▶ [Exercise data]
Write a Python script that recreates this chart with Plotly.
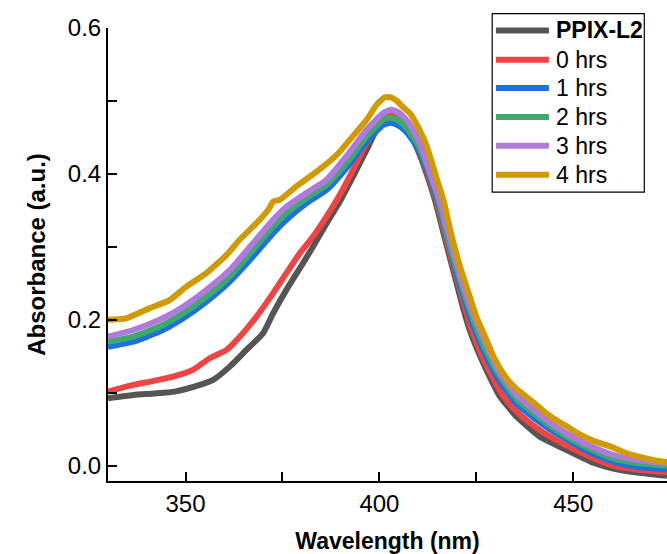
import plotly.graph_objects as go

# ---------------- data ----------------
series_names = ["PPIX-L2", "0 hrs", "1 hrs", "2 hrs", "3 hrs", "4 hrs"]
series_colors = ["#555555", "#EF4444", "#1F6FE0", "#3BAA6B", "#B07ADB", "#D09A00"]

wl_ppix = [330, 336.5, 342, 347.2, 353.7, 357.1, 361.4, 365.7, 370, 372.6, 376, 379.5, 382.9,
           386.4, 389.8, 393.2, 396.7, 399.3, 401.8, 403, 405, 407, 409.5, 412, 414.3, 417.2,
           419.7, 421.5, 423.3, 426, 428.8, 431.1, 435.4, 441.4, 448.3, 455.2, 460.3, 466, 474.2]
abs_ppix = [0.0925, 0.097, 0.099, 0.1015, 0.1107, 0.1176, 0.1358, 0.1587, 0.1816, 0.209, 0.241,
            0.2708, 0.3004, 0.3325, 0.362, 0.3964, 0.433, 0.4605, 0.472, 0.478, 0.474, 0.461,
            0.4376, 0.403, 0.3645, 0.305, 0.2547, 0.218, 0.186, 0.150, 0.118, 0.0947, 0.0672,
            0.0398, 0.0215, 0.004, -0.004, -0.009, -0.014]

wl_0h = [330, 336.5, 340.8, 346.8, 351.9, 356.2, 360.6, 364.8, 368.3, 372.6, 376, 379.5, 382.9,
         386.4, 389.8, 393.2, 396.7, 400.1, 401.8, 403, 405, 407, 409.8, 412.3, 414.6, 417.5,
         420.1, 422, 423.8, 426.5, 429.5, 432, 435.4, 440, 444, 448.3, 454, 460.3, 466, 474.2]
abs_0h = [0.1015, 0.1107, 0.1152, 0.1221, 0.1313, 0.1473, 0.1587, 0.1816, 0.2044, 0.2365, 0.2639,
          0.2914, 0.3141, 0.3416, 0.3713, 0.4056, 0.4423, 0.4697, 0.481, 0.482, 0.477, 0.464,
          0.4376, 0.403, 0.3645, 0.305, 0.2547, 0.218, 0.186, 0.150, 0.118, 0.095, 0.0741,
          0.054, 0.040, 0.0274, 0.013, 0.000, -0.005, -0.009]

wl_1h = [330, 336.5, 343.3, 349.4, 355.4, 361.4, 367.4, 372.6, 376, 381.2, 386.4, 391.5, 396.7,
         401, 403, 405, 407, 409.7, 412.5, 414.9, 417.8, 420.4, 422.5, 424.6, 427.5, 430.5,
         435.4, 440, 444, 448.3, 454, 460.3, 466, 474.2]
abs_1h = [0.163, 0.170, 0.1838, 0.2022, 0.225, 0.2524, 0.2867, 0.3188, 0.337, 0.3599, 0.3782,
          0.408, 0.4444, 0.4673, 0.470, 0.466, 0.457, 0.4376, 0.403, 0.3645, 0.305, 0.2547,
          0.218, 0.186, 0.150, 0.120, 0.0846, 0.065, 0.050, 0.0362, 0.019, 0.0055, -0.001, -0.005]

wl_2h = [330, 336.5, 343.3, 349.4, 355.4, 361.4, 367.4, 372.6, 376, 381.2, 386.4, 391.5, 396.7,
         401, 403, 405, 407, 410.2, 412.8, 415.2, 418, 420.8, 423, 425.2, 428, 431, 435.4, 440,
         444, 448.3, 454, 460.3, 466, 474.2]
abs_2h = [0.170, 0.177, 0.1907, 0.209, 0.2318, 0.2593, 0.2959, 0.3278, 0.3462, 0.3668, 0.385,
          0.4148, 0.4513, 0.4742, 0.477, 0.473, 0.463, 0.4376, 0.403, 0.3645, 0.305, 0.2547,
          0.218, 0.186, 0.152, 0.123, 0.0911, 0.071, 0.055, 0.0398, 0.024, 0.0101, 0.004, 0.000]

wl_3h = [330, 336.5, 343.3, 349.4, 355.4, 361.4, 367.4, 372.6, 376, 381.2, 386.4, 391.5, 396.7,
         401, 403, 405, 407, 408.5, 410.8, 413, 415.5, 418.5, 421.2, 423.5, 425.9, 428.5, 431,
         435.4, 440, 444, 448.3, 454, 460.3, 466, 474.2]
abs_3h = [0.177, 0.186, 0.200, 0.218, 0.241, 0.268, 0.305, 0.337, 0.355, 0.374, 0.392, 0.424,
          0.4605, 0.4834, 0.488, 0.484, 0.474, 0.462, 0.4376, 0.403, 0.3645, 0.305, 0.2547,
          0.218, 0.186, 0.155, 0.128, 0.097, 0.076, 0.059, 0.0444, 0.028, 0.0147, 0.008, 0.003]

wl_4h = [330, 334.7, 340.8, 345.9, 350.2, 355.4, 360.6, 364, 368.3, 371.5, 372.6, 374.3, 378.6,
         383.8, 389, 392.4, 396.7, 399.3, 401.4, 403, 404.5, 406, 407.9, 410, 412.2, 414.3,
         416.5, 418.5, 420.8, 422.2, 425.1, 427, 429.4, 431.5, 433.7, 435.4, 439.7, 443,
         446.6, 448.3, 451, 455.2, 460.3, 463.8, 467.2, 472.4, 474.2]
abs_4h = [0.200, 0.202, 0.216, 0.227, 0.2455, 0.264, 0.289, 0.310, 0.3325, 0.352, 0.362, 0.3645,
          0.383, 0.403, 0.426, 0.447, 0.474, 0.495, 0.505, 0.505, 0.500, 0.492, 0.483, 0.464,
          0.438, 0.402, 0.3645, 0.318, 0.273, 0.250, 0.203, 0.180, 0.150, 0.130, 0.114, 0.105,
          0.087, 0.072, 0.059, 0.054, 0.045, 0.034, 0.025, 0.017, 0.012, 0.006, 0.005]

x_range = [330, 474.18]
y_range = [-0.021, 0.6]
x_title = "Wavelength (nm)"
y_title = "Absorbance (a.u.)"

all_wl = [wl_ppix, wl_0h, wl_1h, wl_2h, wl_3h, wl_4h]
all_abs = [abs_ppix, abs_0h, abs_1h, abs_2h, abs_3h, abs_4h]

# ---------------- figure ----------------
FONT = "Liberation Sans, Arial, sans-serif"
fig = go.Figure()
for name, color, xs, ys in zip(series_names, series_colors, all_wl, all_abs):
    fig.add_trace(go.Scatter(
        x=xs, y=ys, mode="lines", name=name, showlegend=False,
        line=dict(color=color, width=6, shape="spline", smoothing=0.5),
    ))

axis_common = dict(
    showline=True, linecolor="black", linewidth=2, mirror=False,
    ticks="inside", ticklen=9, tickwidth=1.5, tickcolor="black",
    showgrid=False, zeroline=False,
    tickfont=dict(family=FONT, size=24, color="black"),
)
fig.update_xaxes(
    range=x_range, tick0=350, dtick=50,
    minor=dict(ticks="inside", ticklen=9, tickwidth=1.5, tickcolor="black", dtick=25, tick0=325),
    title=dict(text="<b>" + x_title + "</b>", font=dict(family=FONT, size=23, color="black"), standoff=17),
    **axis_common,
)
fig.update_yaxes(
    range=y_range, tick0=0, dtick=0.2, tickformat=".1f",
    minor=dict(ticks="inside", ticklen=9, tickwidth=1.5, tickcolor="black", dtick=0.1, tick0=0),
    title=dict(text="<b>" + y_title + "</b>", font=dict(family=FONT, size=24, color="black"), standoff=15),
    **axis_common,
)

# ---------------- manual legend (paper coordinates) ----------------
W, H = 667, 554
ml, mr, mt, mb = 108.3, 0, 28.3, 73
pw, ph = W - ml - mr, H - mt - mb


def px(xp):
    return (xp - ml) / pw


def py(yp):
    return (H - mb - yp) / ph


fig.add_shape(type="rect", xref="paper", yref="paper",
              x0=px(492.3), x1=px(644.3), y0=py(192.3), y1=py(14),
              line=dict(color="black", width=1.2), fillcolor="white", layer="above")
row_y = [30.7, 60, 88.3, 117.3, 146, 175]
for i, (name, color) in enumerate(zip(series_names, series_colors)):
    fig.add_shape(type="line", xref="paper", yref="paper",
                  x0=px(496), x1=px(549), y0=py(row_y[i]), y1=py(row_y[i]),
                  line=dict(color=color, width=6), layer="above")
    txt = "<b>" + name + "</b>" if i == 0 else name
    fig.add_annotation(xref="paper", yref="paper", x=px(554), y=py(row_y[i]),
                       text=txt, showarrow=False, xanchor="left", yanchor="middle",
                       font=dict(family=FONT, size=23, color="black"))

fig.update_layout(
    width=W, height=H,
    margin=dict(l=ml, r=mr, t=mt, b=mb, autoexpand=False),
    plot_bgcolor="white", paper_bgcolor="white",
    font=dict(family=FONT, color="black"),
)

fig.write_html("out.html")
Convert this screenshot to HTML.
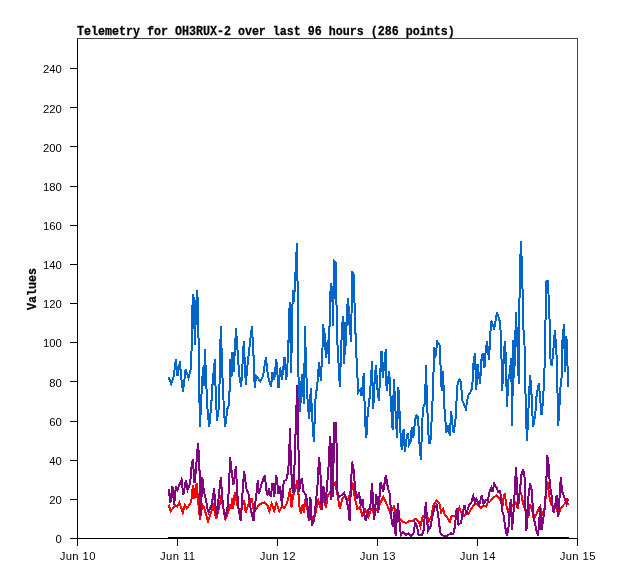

▶ [Exercise task]
Of the lines in the entries, how many include the word "this"? State only the number.

▶ [Expected output]
2